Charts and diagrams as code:
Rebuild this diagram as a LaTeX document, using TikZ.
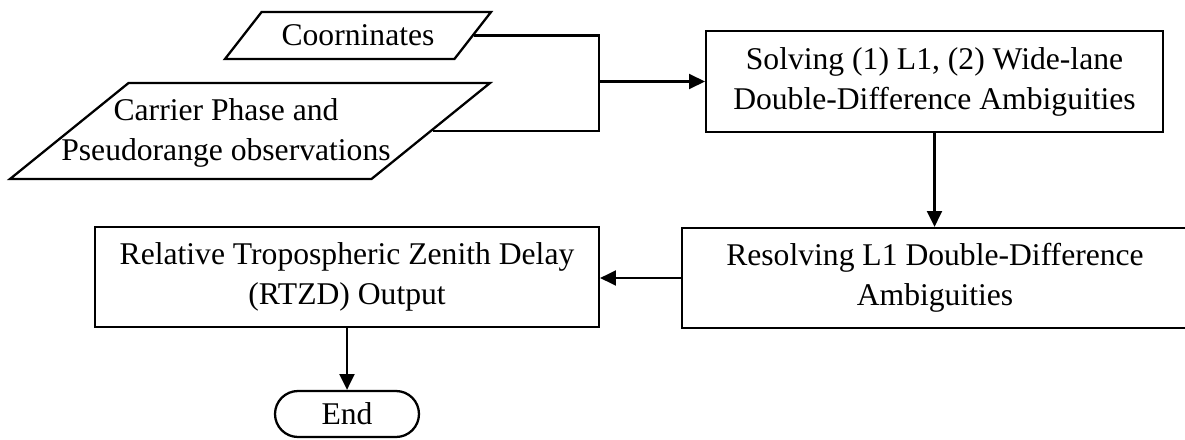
\documentclass[tikz,border=0pt]{standalone}
\usepackage{fontspec}
\setmainfont{Liberation Serif}
\usetikzlibrary{shapes.geometric,shapes.misc,arrows.meta}

\tikzset{
  line/.style={line width=1.3pt},
  proc/.style={line, draw, rectangle, inner sep=0pt, align=center},
  data/.style={line, draw, trapezium, trapezium stretches body, align=center},
  term/.style={line, draw, rounded rectangle, inner sep=0pt, minimum width=2.88cm, minimum height=0.92cm},
  arr/.style={line, -{Triangle[length=9pt,width=8.5pt]}}
}

\begin{document}
\begin{tikzpicture}[x=0.02cm, y=-0.02cm, font=\fontsize{18}{22.8}\selectfont]
  \useasboundingbox (0,0) rectangle (1185,439);
  \node[data, trapezium left angle=42, trapezium right angle=138, inner xsep=0.4cm, minimum height=0.94cm] (coor) at (358,35.5) {Coorninates};
  \node[data, trapezium left angle=39, trapezium right angle=141, inner xsep=2.43cm, inner ysep=0.96cm,
        label={[xshift=-0.48cm, yshift=-0.04cm, align=center]center:{Carrier Phase and\\Pseudorange observations}}] (carr) at (250,131) {};
  \node[proc, minimum width=9.14cm, minimum height=2.02cm] (solve) at (934.5,81.5) {Solving (1) L1, (2) Wide-lane\\Double-Difference Ambiguities};
  \node[proc, minimum width=10.12cm, minimum height=2cm] (resolve) at (935,278) {Resolving L1 Double-Difference\\Ambiguities};
  \node[proc, minimum width=10.08cm, minimum height=2cm] (rtzd) at (347,277) {Relative Tropospheric Zenith Delay\\(RTZD) Output};
  \node[term] (end) at (347,414) {End};
  \coordinate (join) at (599,81.5);

  \draw[line] (coor.east) -| (join) |- (carr.east);
  \draw[arr] (join) -- (solve.west);
  \draw[arr] (solve.south) -- (solve.south |- resolve.north);
  \draw[arr] (resolve.west) -- (resolve.west -| rtzd.east);
  \draw[arr] (rtzd.south) -- (end.north);
\end{tikzpicture}
\end{document}
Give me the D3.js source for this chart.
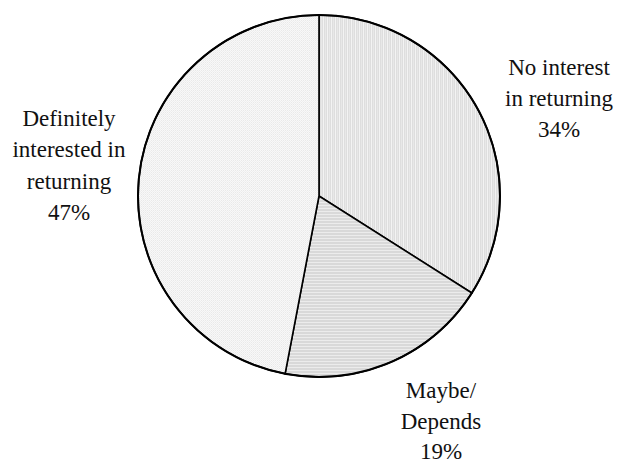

### WHAT YOU SHOULD DO
Each line of the data is to be duplicated exactly; pictures stay out of the copy.

### COMPLETE OUTPUT
Rebuild this diagram as a LaTeX document, using TikZ.
\documentclass[tikz,border=0pt]{standalone}
\usepackage{fontspec}
\setmainfont{Liberation Serif}
\usetikzlibrary{shapes.geometric,shapes.misc,arrows.meta}

\tikzset{
  line/.style={line width=1.3pt},
  proc/.style={line, draw, rectangle, inner sep=0pt, align=center},
  data/.style={line, draw, trapezium, trapezium stretches body, align=center},
  term/.style={line, draw, rounded rectangle, inner sep=0pt, minimum width=2.88cm, minimum height=0.92cm},
  arr/.style={line, -{Triangle[length=9pt,width=8.5pt]}}
}

\begin{document}
\begin{tikzpicture}[x=0.02cm, y=-0.02cm, font=\fontsize{18}{22.8}\selectfont]
  \useasboundingbox (0,0) rectangle (1185,439);
  \node[data, trapezium left angle=42, trapezium right angle=138, inner xsep=0.4cm, minimum height=0.94cm] (coor) at (358,35.5) {Coorninates};
  \node[data, trapezium left angle=39, trapezium right angle=141, inner xsep=2.43cm, inner ysep=0.96cm,
        label={[xshift=-0.48cm, yshift=-0.04cm, align=center]center:{Carrier Phase and\\Pseudorange observations}}] (carr) at (250,131) {};
  \node[proc, minimum width=9.14cm, minimum height=2.02cm] (solve) at (934.5,81.5) {Solving (1) L1, (2) Wide-lane\\Double-Difference Ambiguities};
  \node[proc, minimum width=10.12cm, minimum height=2cm] (resolve) at (935,278) {Resolving L1 Double-Difference\\Ambiguities};
  \node[proc, minimum width=10.08cm, minimum height=2cm] (rtzd) at (347,277) {Relative Tropospheric Zenith Delay\\(RTZD) Output};
  \node[term] (end) at (347,414) {End};
  \coordinate (join) at (599,81.5);

  \draw[line] (coor.east) -| (join) |- (carr.east);
  \draw[arr] (join) -- (solve.west);
  \draw[arr] (solve.south) -- (solve.south |- resolve.north);
  \draw[arr] (resolve.west) -- (resolve.west -| rtzd.east);
  \draw[arr] (rtzd.south) -- (end.north);
\end{tikzpicture}
\end{document}
Give me the D3.js source for this chart.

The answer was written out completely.